Dickson’s wife, Violet Dickson (1896-1991), commonly known as Umm Saud (Mother of Saud) in Kuwait, shared many of her husband’s interests and also wrote about Kuwait, authoring both The Wild Flowers of Kuwait and Bahrain (George Allen & Unwin, 1955) and Forty Years in Kuwait (George Allen & Unwin, 1971). She stayed in the country after Dickson’s death, living in the couple’s long-term residence (that formerly served as Britain’s Political Agency) for many decades until she was forced to leave due to the Iraqi invasion of 1990. The building is now open to the public as the Dickson House Cultural Centre in Kuwait City. The couple’s daughter, Zahra Freeth (1925-2015), also wrote a number of books on Kuwait including Kuwait Was My Home (George Allen & Unwin, 1956) and A New Look at Kuwait (George Allen & Unwin, 1972).

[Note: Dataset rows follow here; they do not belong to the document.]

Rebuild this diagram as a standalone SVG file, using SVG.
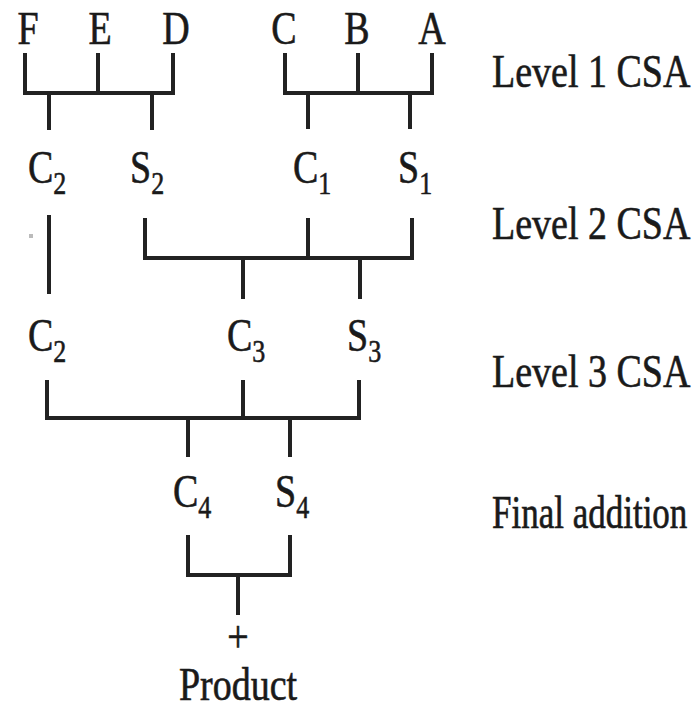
<svg xmlns="http://www.w3.org/2000/svg" width="699" height="711" viewBox="0 0 699 711">
<style>
text{font-family:"Liberation Serif","Times New Roman",serif;font-size:38px;fill:#1a1a1a;stroke:#1a1a1a;stroke-width:0.5}
.m{text-anchor:middle}
.sub{font-size:26px}
.w{fill:none;stroke:#222;stroke-width:4;stroke-linecap:square}
</style>
<rect width="699" height="711" fill="#fff"/>
<g id="connectors" class="w">
<path class="w" d="M25,55 V93 H173 V55 M98,55 V93 M49,93 V128 M152,93 V128"/>
<path class="w" d="M285,55 V93 H432 V55 M358,55 V93 M308,93 V127 M410,93 V127"/>
<path class="w" d="M49,217 V292"/>
<path class="w" d="M145,220 V258 H412 V220 M308,220 V258 M243,258 V297 M360,258 V297"/>
<path class="w" d="M47,382 V418 H359 V382 M243,382 V418 M188,418 V455 M290,418 V455"/>
<path class="w" d="M188,537 V575 H290 V537 M238,575 V613"/>
</g>
<rect x="29" y="234" width="4" height="4" fill="#bbb"/>
<g id="F" transform="translate(28,44) scale(1,1.2)"><text class="m">F</text></g>
<g id="E" transform="translate(100,44) scale(1,1.2)"><text class="m">E</text></g>
<g id="D" transform="translate(176,44) scale(1,1.2)"><text class="m">D</text></g>
<g id="C" transform="translate(284,44) scale(1,1.2)"><text class="m">C</text></g>
<g id="B" transform="translate(357,44) scale(1,1.2)"><text class="m">B</text></g>
<g id="A" transform="translate(432,44) scale(1,1.2)"><text class="m">A</text></g>
<g id="C2a" transform="translate(28,183) scale(1,1.2)"><text>C<tspan class="sub" dy="9">2</tspan></text></g>
<g id="S2" transform="translate(130,183) scale(1,1.2)"><text>S<tspan class="sub" dy="9">2</tspan></text></g>
<g id="C1" transform="translate(293,183) scale(1,1.2)"><text>C<tspan class="sub" dy="9">1</tspan></text></g>
<g id="S1" transform="translate(398,183) scale(1,1.2)"><text>S<tspan class="sub" dy="9">1</tspan></text></g>
<g id="C2b" transform="translate(28,351) scale(1,1.2)"><text>C<tspan class="sub" dy="9">2</tspan></text></g>
<g id="C3" transform="translate(227,351) scale(1,1.2)"><text>C<tspan class="sub" dy="9">3</tspan></text></g>
<g id="S3" transform="translate(347,351) scale(1,1.2)"><text>S<tspan class="sub" dy="9">3</tspan></text></g>
<g id="C4" transform="translate(173,507) scale(1,1.2)"><text>C<tspan class="sub" dy="9">4</tspan></text></g>
<g id="S4" transform="translate(275,507) scale(1,1.2)"><text>S<tspan class="sub" dy="9">4</tspan></text></g>
<g id="plus" transform="translate(238,652) scale(1,1.2)"><text class="m">+</text></g>
<g id="product" transform="translate(238,700) scale(1,1.2)"><text class="m">Product</text></g>
<g id="level1" transform="translate(492,87) scale(1,1.2)"><text>Level 1 CSA</text></g>
<g id="level2" transform="translate(492,239) scale(1,1.2)"><text>Level 2 CSA</text></g>
<g id="level3" transform="translate(492,387) scale(1,1.2)"><text>Level 3 CSA</text></g>
<g id="final" transform="translate(492,528) scale(1,1.3)"><text style="font-size:35px">Final addition</text></g>
</svg>
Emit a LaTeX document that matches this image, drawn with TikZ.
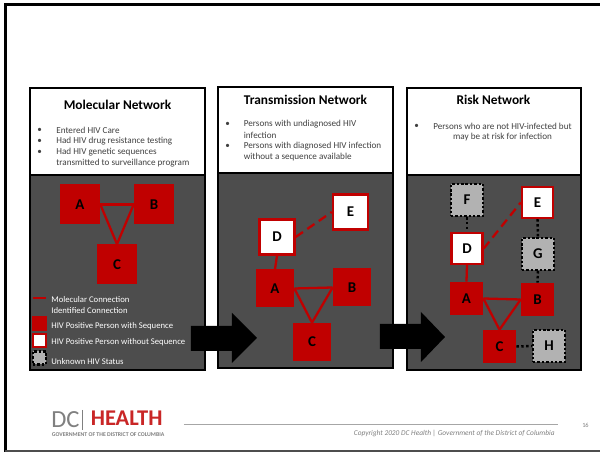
\documentclass[tikz,border=0pt]{standalone}
\usepackage{fontspec}
\setmainfont{Carlito}
\usetikzlibrary{positioning}
\definecolor{panelcolor}{RGB}{77,77,77}
\definecolor{personcolor}{RGB}{192,0,0}
\definecolor{unknowncolor}{RGB}{178,178,178}
\definecolor{bodycolor}{RGB}{64,64,64}
\tikzstyle{titletext} = [font=\fontsize{7.6pt}{9pt}\selectfont\bfseries, inner sep=0pt]
\tikzstyle{bodytext} = [font=\fontsize{5.2pt}{6pt}\selectfont, text=bodycolor, inner sep=0pt, anchor=west]
\tikzstyle{legendtext} = [font=\fontsize{4.95pt}{6pt}\selectfont, text=white, inner sep=0pt, anchor=west]
\tikzstyle{casebox} = [rectangle, inner sep=0pt, font=\fontsize{8.5pt}{9pt}\selectfont\bfseries]
\tikzstyle{withseq} = [casebox, fill=personcolor]
\tikzstyle{noseq} = [casebox, fill=white, draw=personcolor, line width=1.4pt]
\tikzstyle{unknown} = [casebox, fill=unknowncolor, draw=black, line width=1.2pt, dash pattern=on 1.4pt off 1.1pt]
\tikzstyle{molecular} = [draw=personcolor, line width=1.3pt]
\tikzstyle{identified} = [draw=personcolor, line width=1.3pt, dash pattern=on 5pt off 3pt]
\tikzstyle{riskline} = [draw=black, line width=1.4pt, dash pattern=on 1.4pt off 1.4pt]
\tikzstyle{paneledge} = [draw=black, line width=1.3pt]
\begin{document}
\begin{tikzpicture}[x=0.02cm, y=-0.02cm]
    \useasboundingbox (0, 0) rectangle (600, 452);
    \fill[white] (0, 0) rectangle (600, 452);
    \draw[line width=1.4pt] (5.5, 452) -- (5.5, 4.5) -- (600, 4.5);
    \draw[panelcolor, line width=1.2pt] (5.5, 451) -- (600, 451);

    % Molecular network
    \fill[panelcolor] (30, 175) rectangle (205, 370);
    \draw[paneledge] (30, 88) rectangle (205, 370);
    \draw[paneledge] (30, 175) -- (205, 175);
    \node[titletext] (mol_title) at (117.5, 105) {Molecular Network};
    \node[bodytext] (mol_b1) at (37, 130) {•};
    \node[bodytext] (mol_b2) at (37, 141) {•};
    \node[bodytext] (mol_b3) at (37, 152) {•};
    \node[bodytext] (mol_t1) at (56, 130.5) {Entered HIV Care};
    \node[bodytext] (mol_t2) at (56, 141.5) {Had HIV drug resistance testing};
    \node[bodytext] (mol_t3) at (56, 152.5) {Had HIV genetic sequences};
    \node[bodytext] (mol_t4) at (56, 163.5) {transmitted to surveillance program};

    \node[withseq, minimum size=0.8cm] (A1) at (80, 204.5) {A};
    \node[withseq, minimum size=0.8cm] (B1) at (154, 204.5) {B};
    \node[withseq, minimum size=0.8cm] (C1) at (117, 264.5) {C};
    \draw[molecular] (A1.east) -- (B1.west);
    \draw[molecular] (A1.east) -- (C1.north);
    \draw[molecular] (B1.west) -- (C1.north);

    % Legend
    \coordinate (leg_a) at (33, 298);
    \coordinate (leg_b) at (46, 298);
    \draw[molecular] (leg_a) -- (leg_b);
    \node[legendtext] (leg_t1) at (51, 299.5) {Molecular Connection};
    \node[legendtext] (leg_t2) at (51, 310.5) {Identified Connection};
    \node[withseq, minimum size=0.3cm] (leg_seq) at (39.5, 323.5) {};
    \node[legendtext] (leg_t3) at (51, 326.5) {HIV Positive Person with Sequence};
    \node[noseq, minimum size=0.26cm] (leg_noseq) at (39.5, 340.5) {};
    \node[legendtext] (leg_t4) at (51, 342.5) {HIV Positive Person without Sequence};
    \node[unknown, minimum size=0.26cm] (leg_unk) at (39.5, 358) {};
    \node[legendtext] (leg_t5) at (51, 361.5) {Unknown HIV Status};

    % Transmission network
    \fill[panelcolor] (218, 173) rectangle (393, 368);
    \draw[paneledge] (218, 87) rectangle (393, 368);
    \draw[paneledge] (218, 173) -- (393, 173);
    \node[titletext] (tr_title) at (305.5, 100) {Transmission Network};
    \node[bodytext] (tr_b1) at (225, 124) {•};
    \node[bodytext] (tr_b2) at (225, 146) {•};
    \node[bodytext] (tr_t1) at (243.5, 124.5) {Persons with undiagnosed HIV};
    \node[bodytext] (tr_t2) at (243.5, 135.5) {infection};
    \node[bodytext] (tr_t3) at (243.5, 146.5) {Persons with diagnosed HIV infection};
    \node[bodytext] (tr_t4) at (243.5, 157) {without a sequence available};

    \node[noseq, minimum size=0.7cm] (D2) at (277, 237) {D};
    \node[noseq, minimum size=0.7cm] (E2) at (350.5, 212) {E};
    \node[withseq, minimum size=0.76cm] (A2) at (275, 288.5) {A};
    \node[withseq, minimum size=0.76cm] (B2) at (352, 287.5) {B};
    \node[withseq, minimum size=0.76cm] (C2) at (312, 342) {C};
    \draw[identified] (D2.east) -- (E2.west);
    \draw[molecular] (D2.south) -- (A2.north);
    \draw[molecular] (A2.east) -- (B2.west);
    \draw[molecular] (A2.east) -- (C2.north);
    \draw[molecular] (B2.west) -- (C2.north);

    % Risk network
    \fill[panelcolor] (407, 175) rectangle (581, 370);
    \draw[paneledge] (407, 88) rectangle (581, 370);
    \draw[paneledge] (407, 175) -- (581, 175);
    \node[titletext] (ri_title) at (493.5, 100) {Risk Network};
    \node[bodytext] (ri_b1) at (414, 126) {•};
    \node[bodytext, anchor=center] (ri_t1) at (502.5, 126.5) {Persons who are not HIV-infected but};
    \node[bodytext, anchor=center] (ri_t2) at (502.5, 137.5) {may be at risk for infection};

    \node[unknown, minimum size=0.64cm] (F3) at (467, 200) {F};
    \node[noseq, minimum size=0.62cm] (E3) at (537.5, 202.5) {E};
    \node[noseq, minimum size=0.62cm] (D3) at (467, 248.5) {D};
    \node[unknown, minimum size=0.64cm] (G3) at (538, 254) {G};
    \node[withseq, minimum size=0.66cm] (A3) at (466.5, 298.5) {A};
    \node[withseq, minimum size=0.66cm] (B3) at (537.5, 299.5) {B};
    \node[withseq, minimum size=0.66cm] (C3) at (499.5, 346.5) {C};
    \node[unknown, minimum size=0.64cm] (H3) at (549, 346) {H};
    \draw[riskline] (F3.south) -- (D3.north);
    \draw[riskline] (E3.south) -- (G3.north);
    \draw[riskline] (G3.south) -- (B3.north);
    \draw[riskline] (C3.east) -- (H3.west);
    \draw[identified] (D3.east) -- (E3.west);
    \draw[molecular] (D3.south) -- (A3.north);
    \draw[molecular] (A3.east) -- (B3.west);
    \draw[molecular] (A3.east) -- (C3.north);
    \draw[molecular] (B3.west) -- (C3.north);

    % Arrows between panels
    \fill[black] (191, 326) -- (232, 326) -- (232, 313) -- (257, 338) -- (232, 363) -- (232, 351) -- (191, 351) -- cycle;
    \fill[black] (380, 324) -- (421, 324) -- (421, 312) -- (445, 337) -- (421, 362) -- (421, 349) -- (380, 349) -- cycle;

    % Footer
    \node[font=\fontsize{14pt}{14pt}\selectfont, text=gray, inner sep=0pt, anchor=west] (logo_dc) at (51, 420) {DC};
    \coordinate (bar_top) at (82, 410);
    \coordinate (bar_bot) at (82, 430);
    \draw[gray, line width=0.3pt] (bar_top) -- (bar_bot);
    \node[font=\fontsize{12.8pt}{13pt}\selectfont\bfseries, text=personcolor!85, inner sep=0pt, anchor=base west] (logo_health) at (90.5, 425.5) {HEALTH};
    \node[font=\fontsize{3.3pt}{4pt}\selectfont\bfseries, text=gray, inner sep=0pt, anchor=base west] (logo_sub) at (51.5, 437) {GOVERNMENT OF THE DISTRICT OF COLUMBIA};
    \coordinate (rule_a) at (184, 424);
    \coordinate (rule_b) at (558, 424);
    \draw[gray!70, line width=0.4pt] (rule_a) -- (rule_b);
    \node[font=\fontsize{4.2pt}{5pt}\selectfont\itshape, text=gray, inner sep=0pt, anchor=east] (copyright) at (555, 433.5) {Copyright 2020 DC Health | Government of the District of Columbia};
    \node[font=\fontsize{3.6pt}{4pt}\selectfont, text=gray, inner sep=0pt] (pageno) at (585.5, 425.5) {16};
\end{tikzpicture}
\end{document}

Dickson House Cultural Centre, Kuwait City © Louis Allday, 2015
Dickson House Cultural Centre, Kuwait City
© Louis Allday, 2015

The reports written by Dickson in 1933 contain a diverse range of detailed information including descriptions of car routes between Kuwait and various other settlements in the region (including Basrah, Riyadh, Hasa and Qatif), insightful and frequently scathing character assessments of prominent figures in the country, as well as sketches of the different types of boat used in the country and lists of the species of fish in its waters. It is likely that the information contained in these notes was used by Dickson at a later date to compile his published works. For instance, The Arab of the Desert contains drawings of the different types of sailing vessel in Kuwait that are very similar to the aforementioned sketches contained in Dickson’s notes from almost two decades before.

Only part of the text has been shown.